All of the data that follows should be retyped exactly, please, except the pictures.

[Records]
● ● ●

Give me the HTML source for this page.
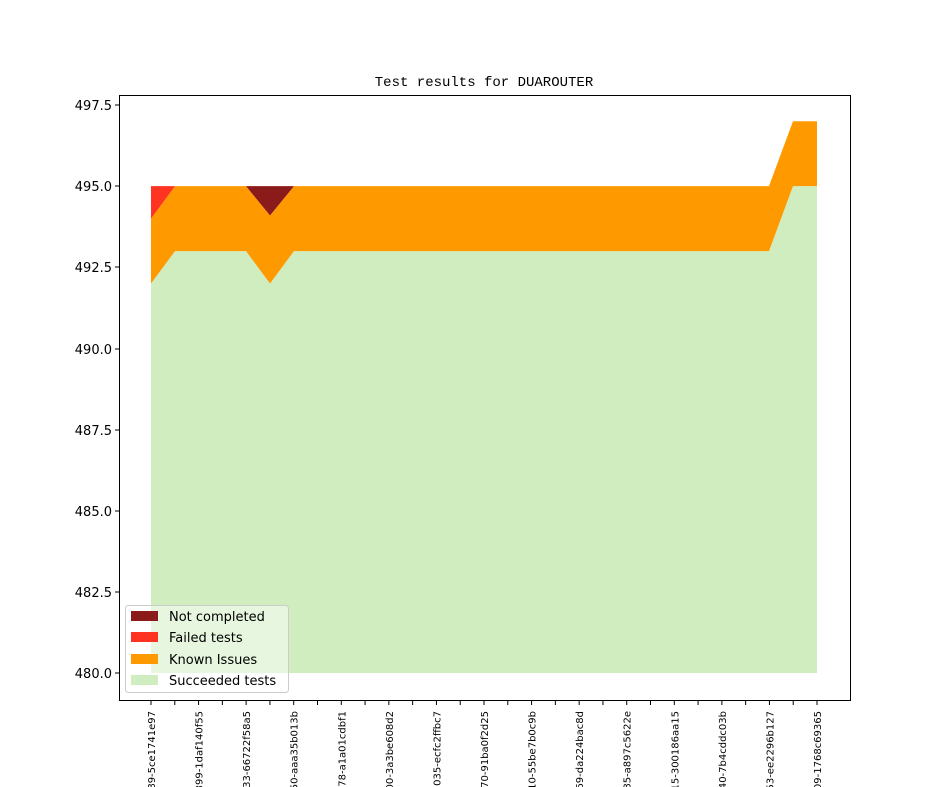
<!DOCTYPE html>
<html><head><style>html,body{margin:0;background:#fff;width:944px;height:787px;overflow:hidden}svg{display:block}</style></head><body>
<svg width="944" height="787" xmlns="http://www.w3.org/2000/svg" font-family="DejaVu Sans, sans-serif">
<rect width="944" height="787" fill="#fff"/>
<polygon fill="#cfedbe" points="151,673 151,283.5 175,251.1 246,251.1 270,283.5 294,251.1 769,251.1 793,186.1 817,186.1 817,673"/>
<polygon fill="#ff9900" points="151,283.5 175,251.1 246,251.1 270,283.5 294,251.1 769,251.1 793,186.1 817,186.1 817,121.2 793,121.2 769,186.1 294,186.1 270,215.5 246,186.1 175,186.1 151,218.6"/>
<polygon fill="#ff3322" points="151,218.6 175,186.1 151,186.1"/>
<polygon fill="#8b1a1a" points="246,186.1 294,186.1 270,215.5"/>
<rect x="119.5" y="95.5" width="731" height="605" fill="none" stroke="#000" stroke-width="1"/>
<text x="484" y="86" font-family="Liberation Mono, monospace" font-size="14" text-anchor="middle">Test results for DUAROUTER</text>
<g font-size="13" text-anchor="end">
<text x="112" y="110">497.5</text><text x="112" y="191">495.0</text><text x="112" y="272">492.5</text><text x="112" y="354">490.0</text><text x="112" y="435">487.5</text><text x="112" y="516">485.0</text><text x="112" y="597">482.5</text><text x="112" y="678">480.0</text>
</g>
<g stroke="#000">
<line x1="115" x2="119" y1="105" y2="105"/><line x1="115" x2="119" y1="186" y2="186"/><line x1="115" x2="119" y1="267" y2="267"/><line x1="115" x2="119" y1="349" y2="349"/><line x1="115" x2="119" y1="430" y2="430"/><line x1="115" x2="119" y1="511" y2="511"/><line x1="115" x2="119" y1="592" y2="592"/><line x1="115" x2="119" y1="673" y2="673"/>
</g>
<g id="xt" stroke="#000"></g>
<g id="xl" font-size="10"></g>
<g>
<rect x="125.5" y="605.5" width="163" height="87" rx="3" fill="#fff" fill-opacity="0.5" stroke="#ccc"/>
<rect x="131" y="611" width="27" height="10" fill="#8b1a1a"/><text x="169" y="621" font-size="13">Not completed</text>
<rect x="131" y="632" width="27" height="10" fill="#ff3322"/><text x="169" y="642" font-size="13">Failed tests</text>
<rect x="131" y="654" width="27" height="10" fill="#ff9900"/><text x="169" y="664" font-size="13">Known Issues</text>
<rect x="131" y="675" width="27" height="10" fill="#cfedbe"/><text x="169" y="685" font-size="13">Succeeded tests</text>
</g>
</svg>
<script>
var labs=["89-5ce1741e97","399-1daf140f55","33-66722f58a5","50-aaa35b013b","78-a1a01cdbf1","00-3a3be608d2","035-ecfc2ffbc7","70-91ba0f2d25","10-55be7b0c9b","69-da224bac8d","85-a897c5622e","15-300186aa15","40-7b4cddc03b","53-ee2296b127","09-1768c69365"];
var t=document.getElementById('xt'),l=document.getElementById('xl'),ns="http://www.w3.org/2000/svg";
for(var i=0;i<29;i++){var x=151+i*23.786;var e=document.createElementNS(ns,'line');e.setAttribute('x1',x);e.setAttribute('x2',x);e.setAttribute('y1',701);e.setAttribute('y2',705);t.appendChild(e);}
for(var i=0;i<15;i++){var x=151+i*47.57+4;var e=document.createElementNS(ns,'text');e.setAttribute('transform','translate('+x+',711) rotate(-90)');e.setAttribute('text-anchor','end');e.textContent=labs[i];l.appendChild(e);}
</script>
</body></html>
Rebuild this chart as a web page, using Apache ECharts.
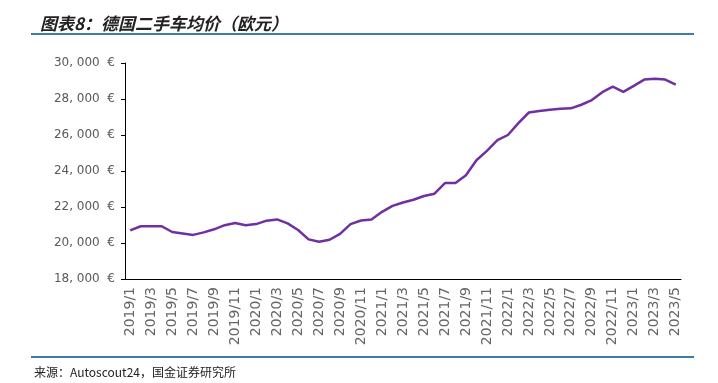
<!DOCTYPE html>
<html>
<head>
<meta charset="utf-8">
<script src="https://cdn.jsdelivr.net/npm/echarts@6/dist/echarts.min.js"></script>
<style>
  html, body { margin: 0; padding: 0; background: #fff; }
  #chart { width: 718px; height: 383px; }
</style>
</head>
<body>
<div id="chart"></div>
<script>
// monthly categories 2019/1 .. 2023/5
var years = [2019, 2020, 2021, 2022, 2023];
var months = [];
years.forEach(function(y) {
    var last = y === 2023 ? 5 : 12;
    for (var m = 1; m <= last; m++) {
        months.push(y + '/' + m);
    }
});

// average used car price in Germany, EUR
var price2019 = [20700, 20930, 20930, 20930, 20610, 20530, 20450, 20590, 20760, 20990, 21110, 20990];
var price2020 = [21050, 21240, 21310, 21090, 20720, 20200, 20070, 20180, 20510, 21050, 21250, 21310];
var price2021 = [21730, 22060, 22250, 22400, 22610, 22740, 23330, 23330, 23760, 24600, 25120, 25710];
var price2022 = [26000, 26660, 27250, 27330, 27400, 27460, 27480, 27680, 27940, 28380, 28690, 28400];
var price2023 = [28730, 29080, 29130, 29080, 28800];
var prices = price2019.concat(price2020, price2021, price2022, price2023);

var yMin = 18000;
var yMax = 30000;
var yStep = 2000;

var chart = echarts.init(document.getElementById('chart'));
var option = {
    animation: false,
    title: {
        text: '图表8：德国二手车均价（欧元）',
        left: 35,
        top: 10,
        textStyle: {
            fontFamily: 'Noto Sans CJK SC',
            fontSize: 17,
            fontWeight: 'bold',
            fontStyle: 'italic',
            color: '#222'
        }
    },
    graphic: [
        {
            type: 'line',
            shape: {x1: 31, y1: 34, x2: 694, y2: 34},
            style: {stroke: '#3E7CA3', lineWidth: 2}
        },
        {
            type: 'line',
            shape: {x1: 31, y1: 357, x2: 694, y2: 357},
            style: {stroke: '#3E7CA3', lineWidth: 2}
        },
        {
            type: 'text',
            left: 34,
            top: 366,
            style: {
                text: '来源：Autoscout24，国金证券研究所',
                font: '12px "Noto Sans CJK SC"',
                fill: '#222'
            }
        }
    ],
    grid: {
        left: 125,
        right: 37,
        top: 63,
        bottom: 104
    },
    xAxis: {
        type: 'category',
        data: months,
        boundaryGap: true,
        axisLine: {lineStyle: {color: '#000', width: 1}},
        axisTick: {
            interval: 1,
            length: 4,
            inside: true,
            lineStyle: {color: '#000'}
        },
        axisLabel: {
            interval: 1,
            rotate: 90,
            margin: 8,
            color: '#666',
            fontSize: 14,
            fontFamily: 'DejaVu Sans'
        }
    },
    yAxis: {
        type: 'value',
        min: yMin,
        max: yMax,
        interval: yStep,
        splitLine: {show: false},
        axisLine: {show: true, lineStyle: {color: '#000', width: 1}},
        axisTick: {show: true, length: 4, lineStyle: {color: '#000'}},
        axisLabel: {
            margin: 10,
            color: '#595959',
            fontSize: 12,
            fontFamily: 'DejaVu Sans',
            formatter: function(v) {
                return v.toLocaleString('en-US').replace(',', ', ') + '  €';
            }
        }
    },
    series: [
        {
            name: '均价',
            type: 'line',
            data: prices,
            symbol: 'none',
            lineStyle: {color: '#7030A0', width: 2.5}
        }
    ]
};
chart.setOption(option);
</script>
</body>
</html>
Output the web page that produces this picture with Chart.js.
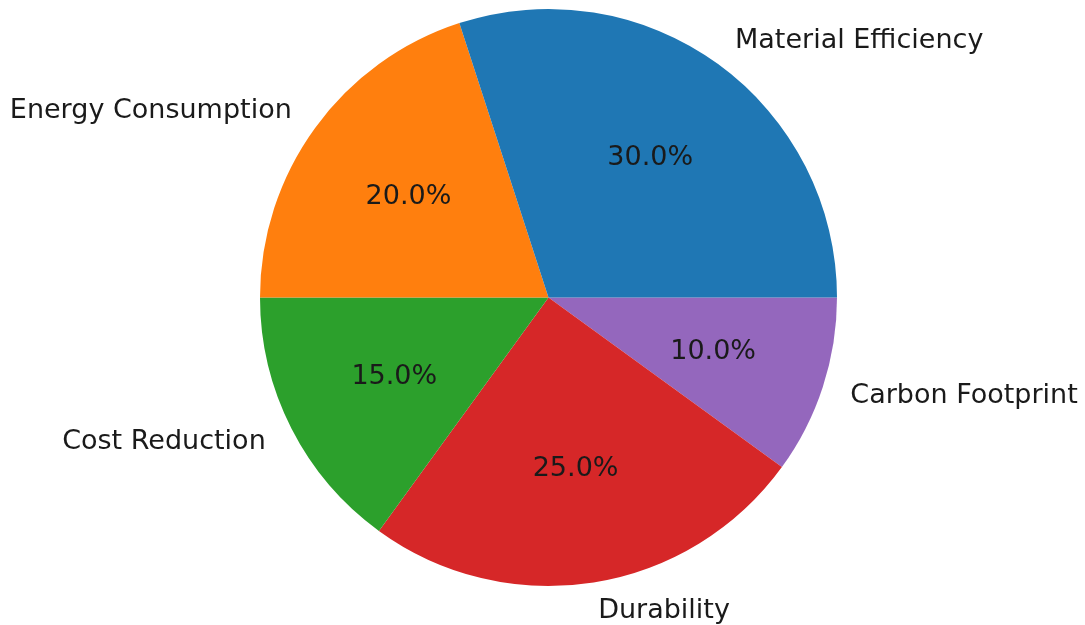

● ● ●

▶ [RESPONSE TO THE TASK]
Give me the HTML source for this page.
<!DOCTYPE html>
<html><head><style>html,body{margin:0;background:#fff;width:944px;height:787px;overflow:hidden}svg{display:block}</style></head><body>
<svg width="944" height="787" xmlns="http://www.w3.org/2000/svg" font-family="DejaVu Sans, sans-serif">
<rect width="944" height="787" fill="#fff"/>
<polygon fill="#cfedbe" points="151,673 151,283.5 175,251.1 246,251.1 270,283.5 294,251.1 769,251.1 793,186.1 817,186.1 817,673"/>
<polygon fill="#ff9900" points="151,283.5 175,251.1 246,251.1 270,283.5 294,251.1 769,251.1 793,186.1 817,186.1 817,121.2 793,121.2 769,186.1 294,186.1 270,215.5 246,186.1 175,186.1 151,218.6"/>
<polygon fill="#ff3322" points="151,218.6 175,186.1 151,186.1"/>
<polygon fill="#8b1a1a" points="246,186.1 294,186.1 270,215.5"/>
<rect x="119.5" y="95.5" width="731" height="605" fill="none" stroke="#000" stroke-width="1"/>
<text x="484" y="86" font-family="Liberation Mono, monospace" font-size="14" text-anchor="middle">Test results for DUAROUTER</text>
<g font-size="13" text-anchor="end">
<text x="112" y="110">497.5</text><text x="112" y="191">495.0</text><text x="112" y="272">492.5</text><text x="112" y="354">490.0</text><text x="112" y="435">487.5</text><text x="112" y="516">485.0</text><text x="112" y="597">482.5</text><text x="112" y="678">480.0</text>
</g>
<g stroke="#000">
<line x1="115" x2="119" y1="105" y2="105"/><line x1="115" x2="119" y1="186" y2="186"/><line x1="115" x2="119" y1="267" y2="267"/><line x1="115" x2="119" y1="349" y2="349"/><line x1="115" x2="119" y1="430" y2="430"/><line x1="115" x2="119" y1="511" y2="511"/><line x1="115" x2="119" y1="592" y2="592"/><line x1="115" x2="119" y1="673" y2="673"/>
</g>
<g id="xt" stroke="#000"></g>
<g id="xl" font-size="10"></g>
<g>
<rect x="125.5" y="605.5" width="163" height="87" rx="3" fill="#fff" fill-opacity="0.5" stroke="#ccc"/>
<rect x="131" y="611" width="27" height="10" fill="#8b1a1a"/><text x="169" y="621" font-size="13">Not completed</text>
<rect x="131" y="632" width="27" height="10" fill="#ff3322"/><text x="169" y="642" font-size="13">Failed tests</text>
<rect x="131" y="654" width="27" height="10" fill="#ff9900"/><text x="169" y="664" font-size="13">Known Issues</text>
<rect x="131" y="675" width="27" height="10" fill="#cfedbe"/><text x="169" y="685" font-size="13">Succeeded tests</text>
</g>
</svg>
<script>
var labs=["89-5ce1741e97","399-1daf140f55","33-66722f58a5","50-aaa35b013b","78-a1a01cdbf1","00-3a3be608d2","035-ecfc2ffbc7","70-91ba0f2d25","10-55be7b0c9b","69-da224bac8d","85-a897c5622e","15-300186aa15","40-7b4cddc03b","53-ee2296b127","09-1768c69365"];
var t=document.getElementById('xt'),l=document.getElementById('xl'),ns="http://www.w3.org/2000/svg";
for(var i=0;i<29;i++){var x=151+i*23.786;var e=document.createElementNS(ns,'line');e.setAttribute('x1',x);e.setAttribute('x2',x);e.setAttribute('y1',701);e.setAttribute('y2',705);t.appendChild(e);}
for(var i=0;i<15;i++){var x=151+i*47.57+4;var e=document.createElementNS(ns,'text');e.setAttribute('transform','translate('+x+',711) rotate(-90)');e.setAttribute('text-anchor','end');e.textContent=labs[i];l.appendChild(e);}
</script>
</body></html>
Rebuild this chart as a web page, using Apache ECharts.
<!DOCTYPE html>
<html>
<head>
<meta charset="utf-8">
<script src="https://cdn.jsdelivr.net/npm/echarts@6/dist/echarts.min.js"></script>
<style>
  html, body { margin: 0; padding: 0; background: #fff; }
  #chart { width: 718px; height: 383px; }
</style>
</head>
<body>
<div id="chart"></div>
<script>
// monthly categories 2019/1 .. 2023/5
var years = [2019, 2020, 2021, 2022, 2023];
var months = [];
years.forEach(function(y) {
    var last = y === 2023 ? 5 : 12;
    for (var m = 1; m <= last; m++) {
        months.push(y + '/' + m);
    }
});

// average used car price in Germany, EUR
var price2019 = [20700, 20930, 20930, 20930, 20610, 20530, 20450, 20590, 20760, 20990, 21110, 20990];
var price2020 = [21050, 21240, 21310, 21090, 20720, 20200, 20070, 20180, 20510, 21050, 21250, 21310];
var price2021 = [21730, 22060, 22250, 22400, 22610, 22740, 23330, 23330, 23760, 24600, 25120, 25710];
var price2022 = [26000, 26660, 27250, 27330, 27400, 27460, 27480, 27680, 27940, 28380, 28690, 28400];
var price2023 = [28730, 29080, 29130, 29080, 28800];
var prices = price2019.concat(price2020, price2021, price2022, price2023);

var yMin = 18000;
var yMax = 30000;
var yStep = 2000;

var chart = echarts.init(document.getElementById('chart'));
var option = {
    animation: false,
    title: {
        text: '图表8：德国二手车均价（欧元）',
        left: 35,
        top: 10,
        textStyle: {
            fontFamily: 'Noto Sans CJK SC',
            fontSize: 17,
            fontWeight: 'bold',
            fontStyle: 'italic',
            color: '#222'
        }
    },
    graphic: [
        {
            type: 'line',
            shape: {x1: 31, y1: 34, x2: 694, y2: 34},
            style: {stroke: '#3E7CA3', lineWidth: 2}
        },
        {
            type: 'line',
            shape: {x1: 31, y1: 357, x2: 694, y2: 357},
            style: {stroke: '#3E7CA3', lineWidth: 2}
        },
        {
            type: 'text',
            left: 34,
            top: 366,
            style: {
                text: '来源：Autoscout24，国金证券研究所',
                font: '12px "Noto Sans CJK SC"',
                fill: '#222'
            }
        }
    ],
    grid: {
        left: 125,
        right: 37,
        top: 63,
        bottom: 104
    },
    xAxis: {
        type: 'category',
        data: months,
        boundaryGap: true,
        axisLine: {lineStyle: {color: '#000', width: 1}},
        axisTick: {
            interval: 1,
            length: 4,
            inside: true,
            lineStyle: {color: '#000'}
        },
        axisLabel: {
            interval: 1,
            rotate: 90,
            margin: 8,
            color: '#666',
            fontSize: 14,
            fontFamily: 'DejaVu Sans'
        }
    },
    yAxis: {
        type: 'value',
        min: yMin,
        max: yMax,
        interval: yStep,
        splitLine: {show: false},
        axisLine: {show: true, lineStyle: {color: '#000', width: 1}},
        axisTick: {show: true, length: 4, lineStyle: {color: '#000'}},
        axisLabel: {
            margin: 10,
            color: '#595959',
            fontSize: 12,
            fontFamily: 'DejaVu Sans',
            formatter: function(v) {
                return v.toLocaleString('en-US').replace(',', ', ') + '  €';
            }
        }
    },
    series: [
        {
            name: '均价',
            type: 'line',
            data: prices,
            symbol: 'none',
            lineStyle: {color: '#7030A0', width: 2.5}
        }
    ]
};
chart.setOption(option);
</script>
</body>
</html>
Output the web page that produces this picture with Chart.js.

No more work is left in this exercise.